Directions>
Pictures stay out of the copy. Please reproduce only the lines between the one holding "Convert this diagram to TikZ code." and the one holding "(8,8) rectangle (1121,755);", inclusive.
* START Records for this exercise *
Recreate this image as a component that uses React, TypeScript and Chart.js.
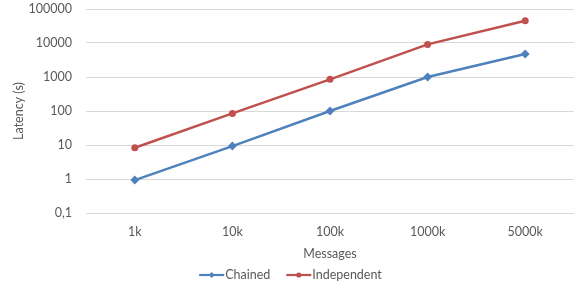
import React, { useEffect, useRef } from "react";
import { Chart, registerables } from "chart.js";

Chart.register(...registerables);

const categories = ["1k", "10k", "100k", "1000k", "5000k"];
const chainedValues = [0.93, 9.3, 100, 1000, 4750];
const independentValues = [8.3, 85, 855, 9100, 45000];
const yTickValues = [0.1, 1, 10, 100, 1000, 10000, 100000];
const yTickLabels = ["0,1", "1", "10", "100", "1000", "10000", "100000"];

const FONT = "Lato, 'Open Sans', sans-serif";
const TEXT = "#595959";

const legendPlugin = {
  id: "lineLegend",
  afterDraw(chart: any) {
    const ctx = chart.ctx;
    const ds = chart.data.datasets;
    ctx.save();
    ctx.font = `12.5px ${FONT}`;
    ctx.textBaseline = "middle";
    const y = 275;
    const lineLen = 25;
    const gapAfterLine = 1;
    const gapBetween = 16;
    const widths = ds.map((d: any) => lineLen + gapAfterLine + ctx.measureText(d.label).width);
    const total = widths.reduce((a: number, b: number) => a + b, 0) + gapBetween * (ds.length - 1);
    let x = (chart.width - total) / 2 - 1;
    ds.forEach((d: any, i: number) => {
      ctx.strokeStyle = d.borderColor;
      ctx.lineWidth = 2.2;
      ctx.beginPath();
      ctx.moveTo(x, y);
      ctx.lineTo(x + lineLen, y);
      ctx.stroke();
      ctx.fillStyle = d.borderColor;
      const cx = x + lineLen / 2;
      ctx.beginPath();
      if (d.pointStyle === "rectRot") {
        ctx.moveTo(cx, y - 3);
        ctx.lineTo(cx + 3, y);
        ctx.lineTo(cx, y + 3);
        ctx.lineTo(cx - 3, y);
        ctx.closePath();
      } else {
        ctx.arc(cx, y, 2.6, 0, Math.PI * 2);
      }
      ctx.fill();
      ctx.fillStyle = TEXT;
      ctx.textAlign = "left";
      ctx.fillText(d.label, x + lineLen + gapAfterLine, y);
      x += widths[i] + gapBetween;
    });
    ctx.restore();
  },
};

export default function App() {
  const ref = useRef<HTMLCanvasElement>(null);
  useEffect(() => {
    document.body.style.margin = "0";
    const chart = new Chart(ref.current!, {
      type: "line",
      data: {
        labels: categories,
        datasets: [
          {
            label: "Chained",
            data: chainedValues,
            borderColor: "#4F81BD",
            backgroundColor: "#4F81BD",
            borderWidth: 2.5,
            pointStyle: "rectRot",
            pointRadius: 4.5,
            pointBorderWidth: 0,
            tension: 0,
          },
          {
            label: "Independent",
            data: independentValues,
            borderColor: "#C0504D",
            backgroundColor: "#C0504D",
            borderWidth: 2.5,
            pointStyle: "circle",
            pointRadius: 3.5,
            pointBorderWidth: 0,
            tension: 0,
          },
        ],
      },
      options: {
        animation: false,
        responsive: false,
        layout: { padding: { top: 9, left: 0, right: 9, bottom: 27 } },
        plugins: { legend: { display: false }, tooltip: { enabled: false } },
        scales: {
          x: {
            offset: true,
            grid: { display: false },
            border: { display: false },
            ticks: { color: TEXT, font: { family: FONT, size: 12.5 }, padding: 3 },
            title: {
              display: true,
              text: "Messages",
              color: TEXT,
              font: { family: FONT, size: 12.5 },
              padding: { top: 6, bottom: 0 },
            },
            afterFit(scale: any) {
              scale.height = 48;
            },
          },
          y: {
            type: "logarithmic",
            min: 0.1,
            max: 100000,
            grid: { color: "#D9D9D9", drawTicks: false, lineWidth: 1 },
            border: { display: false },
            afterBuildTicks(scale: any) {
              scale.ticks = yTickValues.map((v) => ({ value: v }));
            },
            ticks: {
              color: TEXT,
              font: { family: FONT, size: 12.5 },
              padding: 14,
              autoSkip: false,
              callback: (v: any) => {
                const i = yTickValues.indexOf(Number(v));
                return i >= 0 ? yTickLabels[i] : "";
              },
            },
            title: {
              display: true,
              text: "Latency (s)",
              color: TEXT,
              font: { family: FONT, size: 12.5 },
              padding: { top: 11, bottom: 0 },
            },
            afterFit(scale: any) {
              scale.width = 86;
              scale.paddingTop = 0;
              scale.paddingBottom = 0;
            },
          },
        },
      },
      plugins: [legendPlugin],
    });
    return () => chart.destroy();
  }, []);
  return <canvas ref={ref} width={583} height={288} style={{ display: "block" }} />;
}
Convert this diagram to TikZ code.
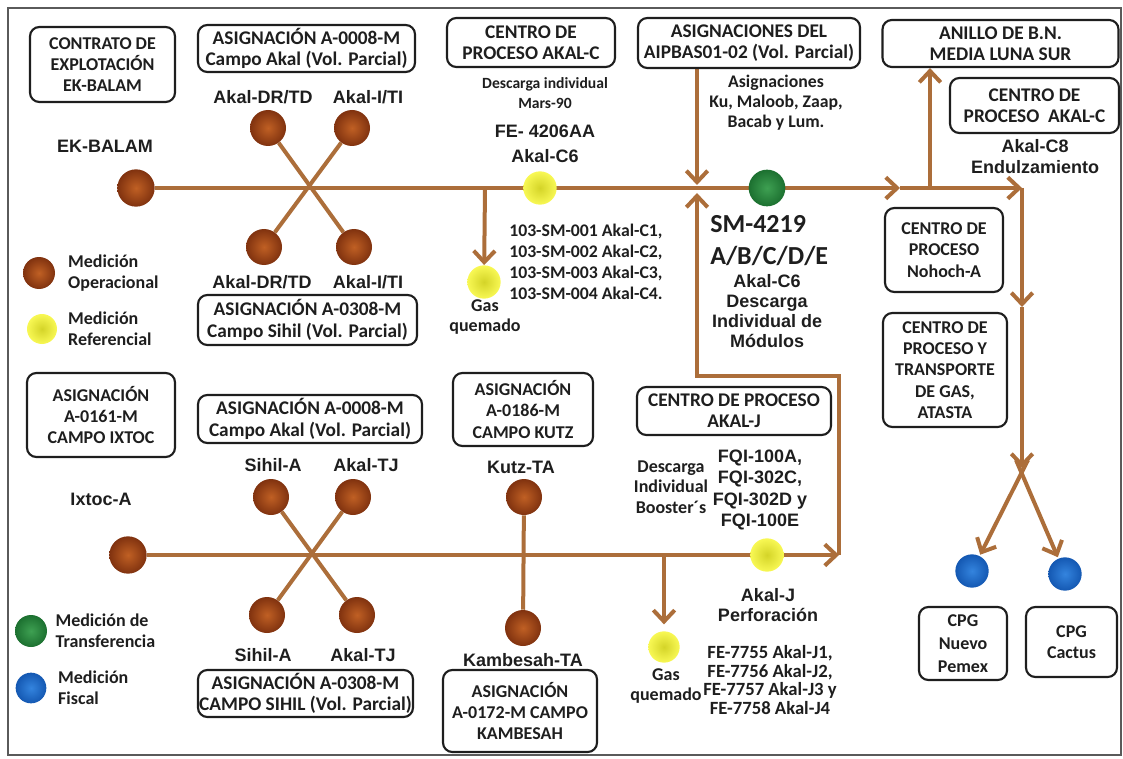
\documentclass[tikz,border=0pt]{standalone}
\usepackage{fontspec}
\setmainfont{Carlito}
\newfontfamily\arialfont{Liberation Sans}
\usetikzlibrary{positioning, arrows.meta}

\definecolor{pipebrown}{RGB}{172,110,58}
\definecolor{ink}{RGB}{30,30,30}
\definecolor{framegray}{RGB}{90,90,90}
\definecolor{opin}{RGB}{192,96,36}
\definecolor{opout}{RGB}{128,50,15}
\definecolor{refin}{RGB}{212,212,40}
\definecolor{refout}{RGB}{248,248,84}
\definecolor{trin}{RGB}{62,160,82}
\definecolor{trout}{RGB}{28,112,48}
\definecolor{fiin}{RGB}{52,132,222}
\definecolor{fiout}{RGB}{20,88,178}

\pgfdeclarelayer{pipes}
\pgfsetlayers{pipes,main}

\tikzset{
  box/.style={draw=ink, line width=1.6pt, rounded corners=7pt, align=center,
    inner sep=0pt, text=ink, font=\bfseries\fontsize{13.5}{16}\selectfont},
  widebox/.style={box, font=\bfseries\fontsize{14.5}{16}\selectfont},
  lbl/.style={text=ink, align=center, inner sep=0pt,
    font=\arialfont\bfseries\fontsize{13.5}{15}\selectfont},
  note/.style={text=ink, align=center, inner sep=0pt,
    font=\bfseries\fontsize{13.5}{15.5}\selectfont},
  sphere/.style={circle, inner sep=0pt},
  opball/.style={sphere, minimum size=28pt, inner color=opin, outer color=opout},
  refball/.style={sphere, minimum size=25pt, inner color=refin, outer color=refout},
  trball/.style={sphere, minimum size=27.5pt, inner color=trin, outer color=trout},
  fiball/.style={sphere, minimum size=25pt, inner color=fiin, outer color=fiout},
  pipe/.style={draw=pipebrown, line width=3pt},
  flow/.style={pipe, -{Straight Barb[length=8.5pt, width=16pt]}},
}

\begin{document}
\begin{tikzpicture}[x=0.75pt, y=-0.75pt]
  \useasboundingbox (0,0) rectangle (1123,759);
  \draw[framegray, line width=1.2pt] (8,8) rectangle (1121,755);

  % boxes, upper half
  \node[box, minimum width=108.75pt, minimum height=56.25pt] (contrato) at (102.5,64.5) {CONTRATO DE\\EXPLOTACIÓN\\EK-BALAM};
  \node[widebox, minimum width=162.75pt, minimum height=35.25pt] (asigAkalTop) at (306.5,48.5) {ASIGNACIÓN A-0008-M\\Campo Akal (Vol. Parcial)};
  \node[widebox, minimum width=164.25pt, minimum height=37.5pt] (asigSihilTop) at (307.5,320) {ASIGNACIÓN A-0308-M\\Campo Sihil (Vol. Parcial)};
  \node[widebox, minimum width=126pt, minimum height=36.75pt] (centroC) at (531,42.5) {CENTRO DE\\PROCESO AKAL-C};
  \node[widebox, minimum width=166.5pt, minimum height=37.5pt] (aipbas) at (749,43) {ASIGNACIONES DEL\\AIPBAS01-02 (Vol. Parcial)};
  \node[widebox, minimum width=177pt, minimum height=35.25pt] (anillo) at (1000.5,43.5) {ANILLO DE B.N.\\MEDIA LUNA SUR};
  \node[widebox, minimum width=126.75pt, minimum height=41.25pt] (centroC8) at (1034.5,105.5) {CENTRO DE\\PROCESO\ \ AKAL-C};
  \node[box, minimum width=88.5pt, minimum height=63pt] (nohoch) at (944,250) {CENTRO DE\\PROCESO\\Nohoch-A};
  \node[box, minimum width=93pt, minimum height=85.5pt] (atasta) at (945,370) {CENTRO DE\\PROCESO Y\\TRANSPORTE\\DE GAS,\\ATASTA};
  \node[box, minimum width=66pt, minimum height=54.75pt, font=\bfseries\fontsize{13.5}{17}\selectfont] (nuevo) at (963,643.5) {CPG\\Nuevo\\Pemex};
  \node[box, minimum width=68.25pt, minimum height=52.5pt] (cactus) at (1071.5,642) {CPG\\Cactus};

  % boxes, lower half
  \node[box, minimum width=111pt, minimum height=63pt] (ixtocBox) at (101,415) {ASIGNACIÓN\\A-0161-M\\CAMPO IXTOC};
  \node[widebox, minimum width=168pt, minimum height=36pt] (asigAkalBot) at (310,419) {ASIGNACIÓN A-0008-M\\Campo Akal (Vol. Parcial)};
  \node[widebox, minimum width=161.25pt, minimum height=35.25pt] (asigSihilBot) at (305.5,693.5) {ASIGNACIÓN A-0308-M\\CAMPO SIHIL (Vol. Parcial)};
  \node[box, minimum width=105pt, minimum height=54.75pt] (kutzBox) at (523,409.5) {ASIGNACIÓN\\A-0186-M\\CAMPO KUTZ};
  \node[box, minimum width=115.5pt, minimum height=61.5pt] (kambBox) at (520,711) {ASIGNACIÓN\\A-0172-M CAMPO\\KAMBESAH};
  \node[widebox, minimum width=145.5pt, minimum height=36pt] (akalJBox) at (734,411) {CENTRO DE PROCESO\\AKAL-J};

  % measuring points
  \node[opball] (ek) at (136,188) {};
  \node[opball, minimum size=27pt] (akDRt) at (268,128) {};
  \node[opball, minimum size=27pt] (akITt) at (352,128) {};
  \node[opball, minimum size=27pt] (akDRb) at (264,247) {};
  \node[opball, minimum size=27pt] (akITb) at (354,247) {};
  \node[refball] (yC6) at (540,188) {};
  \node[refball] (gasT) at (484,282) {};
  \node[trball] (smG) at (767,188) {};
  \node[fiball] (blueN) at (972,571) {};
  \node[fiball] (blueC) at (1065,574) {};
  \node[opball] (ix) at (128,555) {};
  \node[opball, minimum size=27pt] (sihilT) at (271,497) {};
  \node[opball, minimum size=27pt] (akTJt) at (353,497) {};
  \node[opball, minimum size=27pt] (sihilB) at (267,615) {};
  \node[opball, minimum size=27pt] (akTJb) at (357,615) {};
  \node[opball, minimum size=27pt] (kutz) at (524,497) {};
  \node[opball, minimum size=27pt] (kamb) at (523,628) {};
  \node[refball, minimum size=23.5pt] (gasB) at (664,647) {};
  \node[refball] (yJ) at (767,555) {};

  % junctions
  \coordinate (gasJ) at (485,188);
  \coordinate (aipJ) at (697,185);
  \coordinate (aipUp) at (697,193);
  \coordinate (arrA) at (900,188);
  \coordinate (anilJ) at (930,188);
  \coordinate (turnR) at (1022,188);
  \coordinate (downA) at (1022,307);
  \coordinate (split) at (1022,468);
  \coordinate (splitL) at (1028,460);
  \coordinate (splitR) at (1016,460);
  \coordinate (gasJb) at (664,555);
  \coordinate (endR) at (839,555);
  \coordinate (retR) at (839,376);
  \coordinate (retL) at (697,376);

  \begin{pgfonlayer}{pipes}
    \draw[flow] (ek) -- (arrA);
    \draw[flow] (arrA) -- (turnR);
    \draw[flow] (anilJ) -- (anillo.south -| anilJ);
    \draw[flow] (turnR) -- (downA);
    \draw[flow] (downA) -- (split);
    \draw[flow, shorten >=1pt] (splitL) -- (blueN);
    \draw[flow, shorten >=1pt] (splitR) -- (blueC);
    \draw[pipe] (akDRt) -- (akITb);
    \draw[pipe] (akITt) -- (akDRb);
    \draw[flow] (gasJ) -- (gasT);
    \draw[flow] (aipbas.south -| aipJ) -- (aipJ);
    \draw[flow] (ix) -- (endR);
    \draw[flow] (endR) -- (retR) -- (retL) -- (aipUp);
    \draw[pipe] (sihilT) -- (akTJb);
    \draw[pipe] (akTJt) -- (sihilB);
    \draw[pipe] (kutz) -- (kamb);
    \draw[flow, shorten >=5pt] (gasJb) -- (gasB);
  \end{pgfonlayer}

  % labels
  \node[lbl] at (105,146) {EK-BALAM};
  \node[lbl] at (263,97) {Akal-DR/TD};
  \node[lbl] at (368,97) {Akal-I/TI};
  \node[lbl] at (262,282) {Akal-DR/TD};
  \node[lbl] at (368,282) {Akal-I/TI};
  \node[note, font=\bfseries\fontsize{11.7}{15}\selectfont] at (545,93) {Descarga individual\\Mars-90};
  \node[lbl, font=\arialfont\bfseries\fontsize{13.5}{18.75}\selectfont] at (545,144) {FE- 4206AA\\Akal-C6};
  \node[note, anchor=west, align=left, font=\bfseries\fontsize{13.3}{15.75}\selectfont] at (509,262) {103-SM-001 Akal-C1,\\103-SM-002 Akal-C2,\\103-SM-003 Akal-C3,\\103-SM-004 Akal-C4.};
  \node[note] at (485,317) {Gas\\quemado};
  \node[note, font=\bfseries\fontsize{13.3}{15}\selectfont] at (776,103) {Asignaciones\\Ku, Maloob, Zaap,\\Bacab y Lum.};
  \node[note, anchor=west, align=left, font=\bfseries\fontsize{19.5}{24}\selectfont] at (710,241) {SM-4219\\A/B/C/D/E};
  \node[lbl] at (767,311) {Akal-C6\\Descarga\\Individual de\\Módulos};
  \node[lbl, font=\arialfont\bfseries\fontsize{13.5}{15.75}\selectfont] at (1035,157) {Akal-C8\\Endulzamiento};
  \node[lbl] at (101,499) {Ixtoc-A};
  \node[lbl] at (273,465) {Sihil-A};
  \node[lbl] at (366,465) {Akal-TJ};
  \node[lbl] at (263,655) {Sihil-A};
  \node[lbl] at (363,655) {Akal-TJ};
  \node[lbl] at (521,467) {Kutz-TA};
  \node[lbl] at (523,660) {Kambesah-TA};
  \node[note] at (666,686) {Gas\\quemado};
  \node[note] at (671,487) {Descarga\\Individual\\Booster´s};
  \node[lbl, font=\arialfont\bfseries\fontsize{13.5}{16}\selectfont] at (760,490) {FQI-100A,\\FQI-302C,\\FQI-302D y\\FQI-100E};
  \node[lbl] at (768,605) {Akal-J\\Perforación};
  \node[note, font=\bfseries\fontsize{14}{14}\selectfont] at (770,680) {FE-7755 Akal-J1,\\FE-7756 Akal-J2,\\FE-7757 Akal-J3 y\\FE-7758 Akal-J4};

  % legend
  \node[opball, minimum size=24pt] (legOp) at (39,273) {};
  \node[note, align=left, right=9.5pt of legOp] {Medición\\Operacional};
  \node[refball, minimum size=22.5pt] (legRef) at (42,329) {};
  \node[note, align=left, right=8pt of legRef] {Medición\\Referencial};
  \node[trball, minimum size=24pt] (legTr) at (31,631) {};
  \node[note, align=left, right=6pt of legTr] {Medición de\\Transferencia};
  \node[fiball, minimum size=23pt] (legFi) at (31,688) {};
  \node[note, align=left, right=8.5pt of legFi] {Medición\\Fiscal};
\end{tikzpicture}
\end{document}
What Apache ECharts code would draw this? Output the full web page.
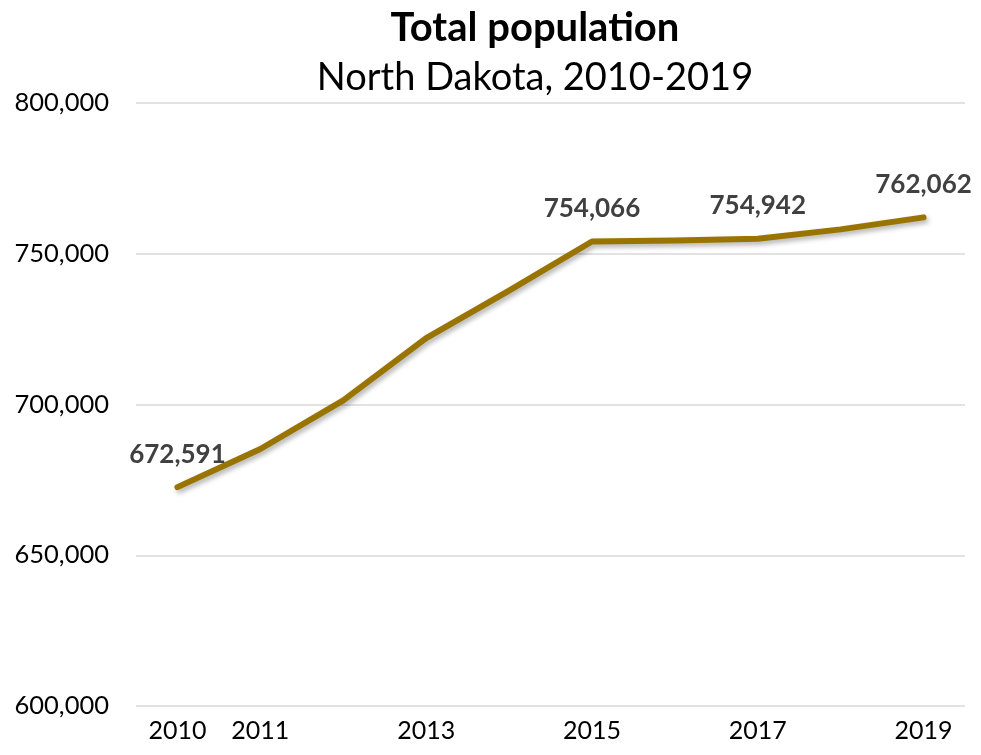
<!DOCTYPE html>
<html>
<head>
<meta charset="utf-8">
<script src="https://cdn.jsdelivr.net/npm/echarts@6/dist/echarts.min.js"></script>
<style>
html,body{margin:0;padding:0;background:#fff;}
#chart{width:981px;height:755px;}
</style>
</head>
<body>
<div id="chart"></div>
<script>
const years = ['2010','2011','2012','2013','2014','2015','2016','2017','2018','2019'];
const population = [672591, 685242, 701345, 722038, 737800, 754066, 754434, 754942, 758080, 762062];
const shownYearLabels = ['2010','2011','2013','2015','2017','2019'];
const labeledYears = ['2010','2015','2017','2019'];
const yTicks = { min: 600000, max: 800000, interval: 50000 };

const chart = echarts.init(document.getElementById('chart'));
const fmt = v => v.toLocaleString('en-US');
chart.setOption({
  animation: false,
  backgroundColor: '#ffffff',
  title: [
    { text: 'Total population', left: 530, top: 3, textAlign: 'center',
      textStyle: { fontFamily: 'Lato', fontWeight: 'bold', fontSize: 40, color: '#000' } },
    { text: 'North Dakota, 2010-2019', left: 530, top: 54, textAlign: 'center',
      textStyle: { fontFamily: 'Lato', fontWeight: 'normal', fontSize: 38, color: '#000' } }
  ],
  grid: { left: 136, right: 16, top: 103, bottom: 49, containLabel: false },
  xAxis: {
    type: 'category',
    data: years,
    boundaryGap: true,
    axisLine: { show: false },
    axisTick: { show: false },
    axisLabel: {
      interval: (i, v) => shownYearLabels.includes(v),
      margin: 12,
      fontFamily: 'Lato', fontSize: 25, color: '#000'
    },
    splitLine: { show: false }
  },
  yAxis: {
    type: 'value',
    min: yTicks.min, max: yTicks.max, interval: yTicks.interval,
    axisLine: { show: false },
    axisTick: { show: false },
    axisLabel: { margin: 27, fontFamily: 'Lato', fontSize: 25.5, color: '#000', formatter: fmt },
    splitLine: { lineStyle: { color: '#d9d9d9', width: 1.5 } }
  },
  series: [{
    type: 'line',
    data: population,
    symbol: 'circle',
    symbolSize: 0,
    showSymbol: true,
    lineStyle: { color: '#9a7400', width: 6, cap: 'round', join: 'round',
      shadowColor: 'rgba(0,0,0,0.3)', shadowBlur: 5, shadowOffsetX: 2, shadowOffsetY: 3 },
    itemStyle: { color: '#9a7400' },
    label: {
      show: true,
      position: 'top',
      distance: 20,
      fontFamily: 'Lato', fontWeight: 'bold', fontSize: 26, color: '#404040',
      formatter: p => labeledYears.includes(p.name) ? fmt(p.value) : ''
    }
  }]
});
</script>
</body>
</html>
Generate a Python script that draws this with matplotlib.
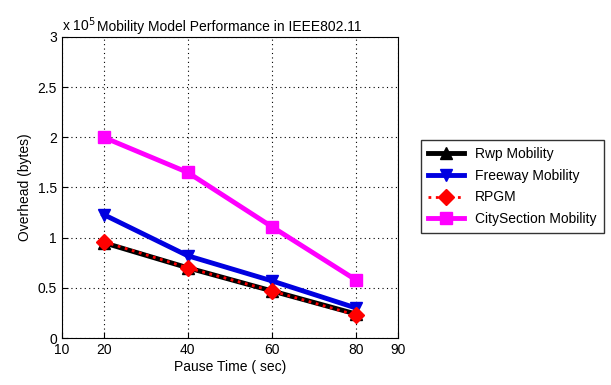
* END Records for this exercise *
Final result>
Convert this diagram to TikZ code.
\documentclass[tikz,border=0pt]{standalone}
\usepackage{fontspec}
\setmainfont{Carlito}
\newfontfamily\arialfont{Liberation Sans}
\usetikzlibrary{positioning, arrows.meta}

\definecolor{pipebrown}{RGB}{172,110,58}
\definecolor{ink}{RGB}{30,30,30}
\definecolor{framegray}{RGB}{90,90,90}
\definecolor{opin}{RGB}{192,96,36}
\definecolor{opout}{RGB}{128,50,15}
\definecolor{refin}{RGB}{212,212,40}
\definecolor{refout}{RGB}{248,248,84}
\definecolor{trin}{RGB}{62,160,82}
\definecolor{trout}{RGB}{28,112,48}
\definecolor{fiin}{RGB}{52,132,222}
\definecolor{fiout}{RGB}{20,88,178}

\pgfdeclarelayer{pipes}
\pgfsetlayers{pipes,main}

\tikzset{
  box/.style={draw=ink, line width=1.6pt, rounded corners=7pt, align=center,
    inner sep=0pt, text=ink, font=\bfseries\fontsize{13.5}{16}\selectfont},
  widebox/.style={box, font=\bfseries\fontsize{14.5}{16}\selectfont},
  lbl/.style={text=ink, align=center, inner sep=0pt,
    font=\arialfont\bfseries\fontsize{13.5}{15}\selectfont},
  note/.style={text=ink, align=center, inner sep=0pt,
    font=\bfseries\fontsize{13.5}{15.5}\selectfont},
  sphere/.style={circle, inner sep=0pt},
  opball/.style={sphere, minimum size=28pt, inner color=opin, outer color=opout},
  refball/.style={sphere, minimum size=25pt, inner color=refin, outer color=refout},
  trball/.style={sphere, minimum size=27.5pt, inner color=trin, outer color=trout},
  fiball/.style={sphere, minimum size=25pt, inner color=fiin, outer color=fiout},
  pipe/.style={draw=pipebrown, line width=3pt},
  flow/.style={pipe, -{Straight Barb[length=8.5pt, width=16pt]}},
}

\begin{document}
\begin{tikzpicture}[x=0.75pt, y=-0.75pt]
  \useasboundingbox (0,0) rectangle (1123,759);
  \draw[framegray, line width=1.2pt] (8,8) rectangle (1121,755);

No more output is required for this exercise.